Problem to work on:
Exactly as written, set down the lines from the top of the entries through the line bearing "1.2553, 1.2674, 1.2777, 1.2866, 1.2944, 1.3014, 1.3078, 1.3140]", with every picture left out.

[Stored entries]
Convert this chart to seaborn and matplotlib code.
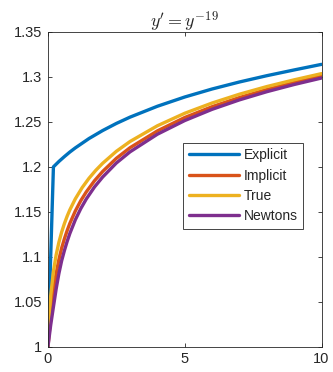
import numpy as np
import pandas as pd
import matplotlib
matplotlib.use('Agg')
import matplotlib.pyplot as plt
import seaborn as sns

# values
t_explicit = [0, 0.2, 0.4, 0.6, 0.8, 1.0, 1.5, 2, 2.5, 3, 4, 5, 6, 7, 8, 9, 10]
y_explicit = [1.0, 1.2, 1.2060, 1.2114, 1.2165, 1.2211, 1.2315, 1.2404, 1.2483,
              1.2553, 1.2674, 1.2777, 1.2866, 1.2944, 1.3014, 1.3078, 1.3140]

t_implicit = [0, 0.1, 0.2, 0.3, 0.4, 0.5, 0.6, 0.7, 0.8, 1.0, 1.2, 1.4, 1.7, 2,
              2.5, 3, 4, 5, 6, 7, 8, 9, 10]
y_implicit = [1.0, 1.0326, 1.0625, 1.0816, 1.0969, 1.1096, 1.1199, 1.1290, 1.1371,
              1.1509, 1.1624, 1.1721, 1.1845, 1.1949, 1.2095, 1.2213, 1.2400,
              1.2549, 1.2669, 1.2771, 1.2860, 1.2938, 1.3010]

t_true = [0, 0.01, 0.02, 0.05, 0.1, 0.2, 0.3, 0.4, 0.5, 0.6, 0.7, 0.8, 1.0, 1.25,
          1.5, 1.75, 2, 2.5, 3, 4, 5, 6, 7, 8, 9, 10]
y_true = [1.0, 1.0092, 1.0170, 1.0353, 1.0565, 1.0838, 1.1022, 1.1161, 1.1274,
          1.1368, 1.1450, 1.1522, 1.1644, 1.1769, 1.1873, 1.1962, 1.2040, 1.2173,
          1.2282, 1.2457, 1.2596, 1.2710, 1.2808, 1.2893, 1.2968, 1.3037]

t_newton = [0, 0.1, 0.2, 0.3, 0.4, 0.5, 0.6, 0.7, 0.8, 1.0, 1.2, 1.4, 1.7, 2,
            2.5, 3, 4, 5, 6, 7, 8, 9, 10]
y_newton = [1.0, 1.0240, 1.0443, 1.0643, 1.0814, 1.0955, 1.1068, 1.1169, 1.1259,
            1.1411, 1.1536, 1.1642, 1.1776, 1.1887, 1.2043, 1.2167, 1.2363,
            1.2515, 1.2640, 1.2745, 1.2836, 1.2916, 1.2988]

names = ['Explicit', 'Implicit', 'True', 'Newtons']
colors = ['#0072BD', '#D95319', '#EDB120', '#7E2F8E']

frames = []
for name, t, y in zip(names, [t_explicit, t_implicit, t_true, t_newton],
                      [y_explicit, y_implicit, y_true, y_newton]):
    frames.append(pd.DataFrame({'t': t, 'y': y, 'method': name}))
df = pd.concat(frames, ignore_index=True)

sns.set_theme(style='ticks')
plt.rcParams['font.family'] = ['Liberation Sans', 'DejaVu Sans']
plt.rcParams['mathtext.fontset'] = 'cm'

fig = plt.figure(figsize=(3.33, 3.72), dpi=100)
ax = fig.add_axes([0.144, 0.068, 0.8215, 0.846])

sns.lineplot(data=df, x='t', y='y', hue='method', hue_order=names,
             palette=colors, estimator=None, sort=True, linewidth=2.4,
             legend=False, ax=ax)

ax.set_xlim(0, 10)
ax.set_ylim(1, 1.35)
ax.set_xticks([0, 5, 10])
ax.set_xticklabels(['0', '5', '10'])
yt = [1, 1.05, 1.1, 1.15, 1.2, 1.25, 1.3, 1.35]
ax.set_yticks(yt)
ax.set_yticklabels(['1', '1.05', '1.1', '1.15', '1.2', '1.25', '1.3', '1.35'])
ax.set_xlabel('')
ax.set_ylabel('')
ax.tick_params(direction='in', length=3, width=0.6, colors='#262626',
               labelsize=10.5, top=True, right=True, pad=4)
for s in ax.spines.values():
    s.set_color('#262626')
    s.set_linewidth(0.6)

ax.set_title(r"$y' = y^{-19}$", fontsize=13, pad=3)

handles = ax.get_lines()[:4]
leg = ax.legend(handles, names, loc='upper left', bbox_to_anchor=(0.494, 0.648),
                borderaxespad=0, fontsize=10, handlelength=3.6, handletextpad=0.35,
                labelspacing=0.45, borderpad=0.4, fancybox=False, framealpha=1)
leg.get_frame().set_edgecolor('#262626')
leg.get_frame().set_linewidth(0.6)

fig.savefig('out.png', dpi=100)
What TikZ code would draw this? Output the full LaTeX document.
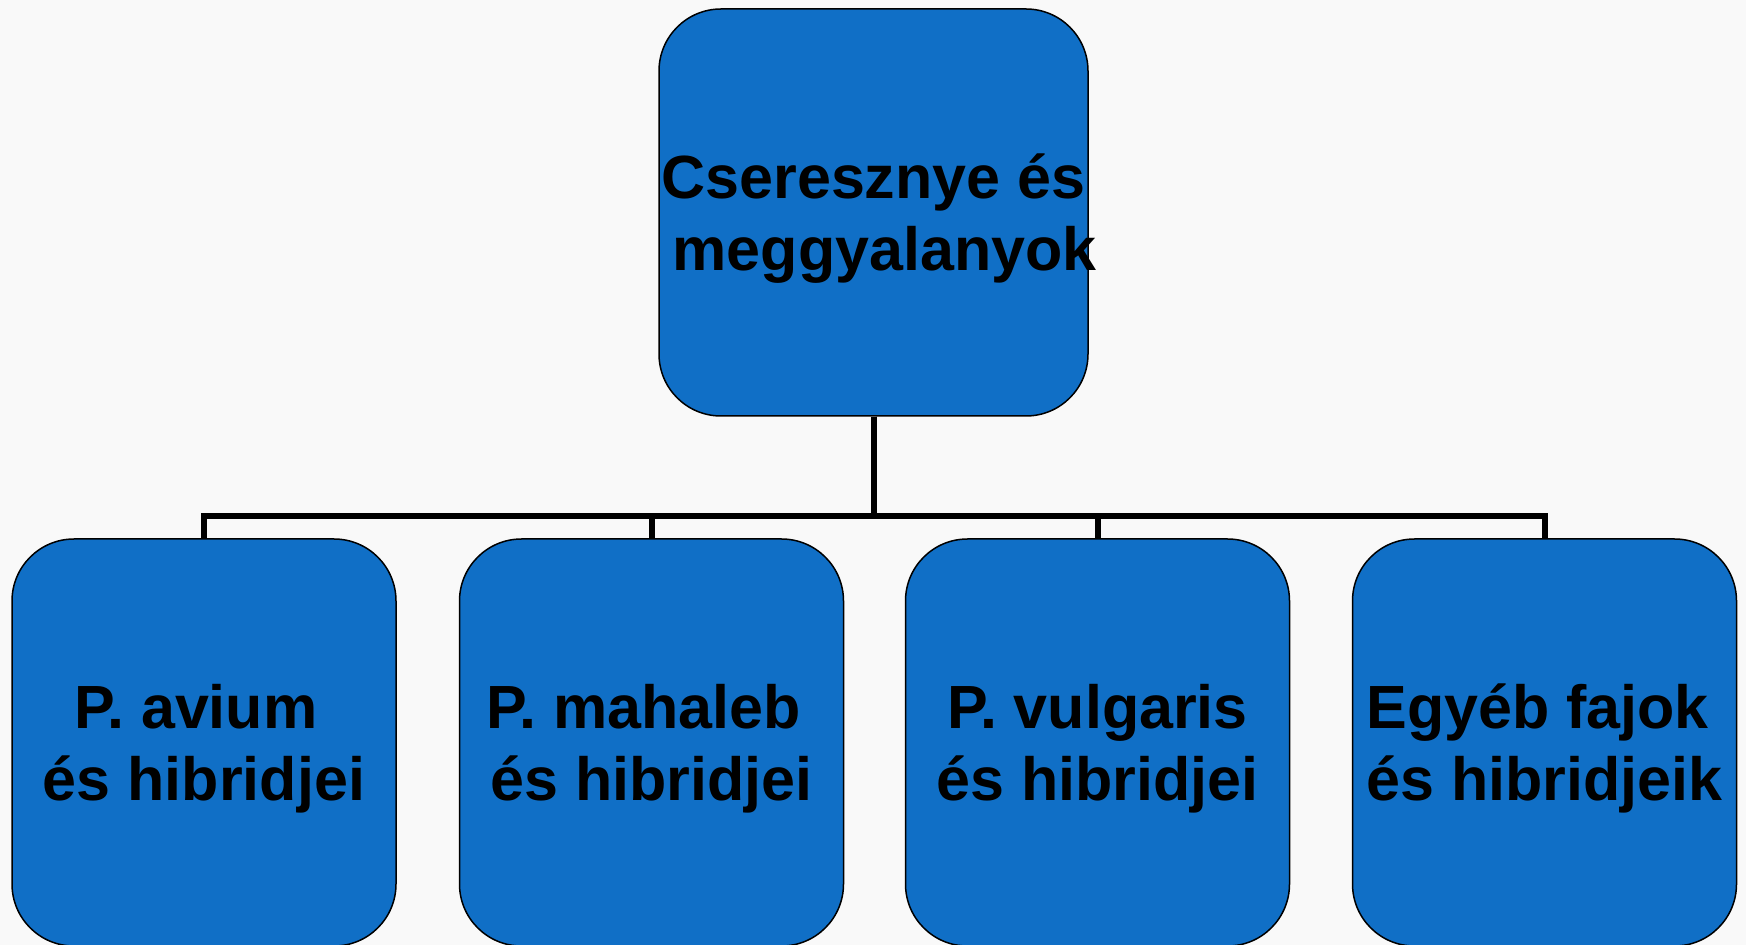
\documentclass[tikz,border=0pt]{standalone}
\usepackage{fontspec}
\setmainfont{Liberation Sans}
\newcommand\zl[1]{\makebox[0pt]{#1}}
\newcommand\twolines[2]{\zl{\rule{0pt}{32.5pt}#1}\\\zl{\rule[-10pt]{0pt}{10pt}#2}}
\definecolor{boxblue}{HTML}{106FC6}
\definecolor{bg}{HTML}{F9F9F9}
\begin{document}
\begin{tikzpicture}[x=0.5pt,y=-0.5pt,
  box/.style={draw=black,line width=0.75pt,fill=boxblue,rounded corners=31pt,
    minimum width=192pt,minimum height=203.5pt,inner sep=0pt,align=center,
    font=\bfseries\fontsize{30.5pt}{36pt}\selectfont},
  topbox/.style={box,minimum width=214.5pt},
  conn/.style={draw=black,line width=3pt}]
\fill[bg] (0,0) rectangle (1746,945);
\useasboundingbox (0,0) rectangle (1746,945);
\coordinate (bus) at (0,516);
\node[topbox] (top) at (873.5,212.5) {\twolines{Cseresznye és}{\hspace*{11pt}meggyalanyok}};
\node[box] (c1) at (204,742.5) {\twolines{P. avium\hspace*{8pt}}{és hibridjei}};
\node[box] (c2) at (651.5,742.5) {\twolines{P. mahaleb\hspace*{8pt}}{és hibridjei}};
\node[box] (c3) at (1097.5,742.5) {\twolines{P. vulgaris}{és hibridjei}};
\node[box] (c4) at (1544.5,742.5) {\twolines{Egyéb fajok\hspace*{7pt}}{és hibridjeik}};
\foreach \c in {c1,c2,c3,c4}
  \draw[conn] (top.south) -- (top.south |- bus) -| (\c.north);
\end{tikzpicture}
\end{document}
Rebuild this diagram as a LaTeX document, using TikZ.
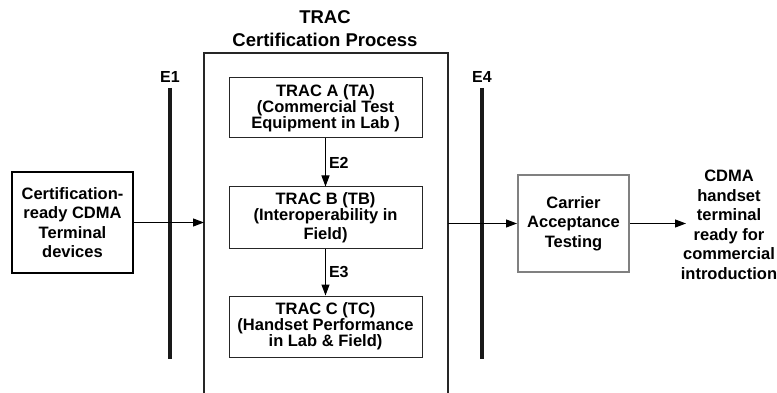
\documentclass[tikz,border=0pt]{standalone}
\usepackage{fontspec}
\setmainfont{Liberation Sans}
\usetikzlibrary{arrows.meta}
\begin{document}
\begin{tikzpicture}[x=1pt,y=-1pt,
  every node/.style={font=\bfseries},
  txt/.style={align=center,font=\bfseries\fontsize{16.5}{19.5}\selectfont},
  inbox/.style={draw=black!85,line width=1pt,minimum width=193pt,align=center,inner sep=0pt,
     font=\bfseries\fontsize{16.5}{15.8}\selectfont},
  bar/.style={line width=4pt,black!90},
  arr/.style={line width=1pt,-{Triangle[length=11pt,width=8pt]}},
  lbl/.style={font=\bfseries\fontsize{16}{18}\selectfont}]
\useasboundingbox (0,0) rectangle (777,393);
% title
\node[align=center,font=\bfseries\fontsize{18.5}{23}\selectfont] (title) at (325,29) {TRAC\\Certification Process};
% frame
\coordinate (ftl) at (204,53);
\coordinate (ftr) at (448,53);
\coordinate (fbl) at (204,394);
\coordinate (fbr) at (448,394);
\draw[line width=2pt,black!85] (fbl) -- (ftl) -- (ftr) -- (fbr);
% bars
\coordinate (e1t) at (170,88); \coordinate (e1b) at (170,359);
\coordinate (e4t) at (482,88); \coordinate (e4b) at (482,359);
\draw[bar] (e1t) -- (e1b);
\draw[bar] (e4t) -- (e4b);
\node[lbl] (e1) at (170,77) {E1};
\node[lbl] (e4) at (482,77) {E4};
% inner boxes
\node[inbox,minimum height=60pt] (ta) at (325.5,108) {TRAC A (TA)\\(Commercial Test\\Equipment in Lab )};
\node[inbox,minimum height=61pt] (tb) at (325.5,217.5) {TRAC B (TB)\\(Interoperability in\\[3pt]Field)};
\node[inbox,minimum height=61pt] (tc) at (325.5,326.5) {TRAC C (TC)\\(Handset Performance\\in Lab \& Field)};
\draw[arr] (ta) -- (tb) node[midway,right,lbl,inner sep=3pt] (e2) {E2};
\draw[arr] (tb) -- (tc) node[midway,right,lbl,inner sep=3pt] (e3) {E3};
% left box
\node[txt,draw=black,line width=2pt,minimum width=121pt,minimum height=100pt,inner sep=0pt] (lb) at (72.5,222.5)
  {Certification-\\ready CDMA\\Terminal\\devices};
\draw[arr] (lb.east) -- (lb.east -| ftl);
% carrier box
\node[txt,draw=black!50,line width=2pt,minimum width=111pt,minimum height=97pt,inner sep=0pt] (cb) at (573.5,223.5)
  {Carrier\\Acceptance\\Testing};
\draw[arr] (cb.west -| ftr) -- (cb.west);
% right text
\node[txt,inner sep=0pt] (out) at (729,225)
  {CDMA\\handset\\terminal\\ready for\\commercial\\introduction};
\coordinate (oute) at (686,223.5);
\draw[arr] (cb.east) -- (oute);
\end{tikzpicture}
\end{document}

Answer to this exercise:
Convert this chart to seaborn and matplotlib code.
import numpy as np
import pandas as pd
import matplotlib
matplotlib.use('Agg')
import matplotlib.pyplot as plt
import seaborn as sns

# values
t_explicit = [0, 0.2, 0.4, 0.6, 0.8, 1.0, 1.5, 2, 2.5, 3, 4, 5, 6, 7, 8, 9, 10]
y_explicit = [1.0, 1.2, 1.2060, 1.2114, 1.2165, 1.2211, 1.2315, 1.2404, 1.2483,
              1.2553, 1.2674, 1.2777, 1.2866, 1.2944, 1.3014, 1.3078, 1.3140]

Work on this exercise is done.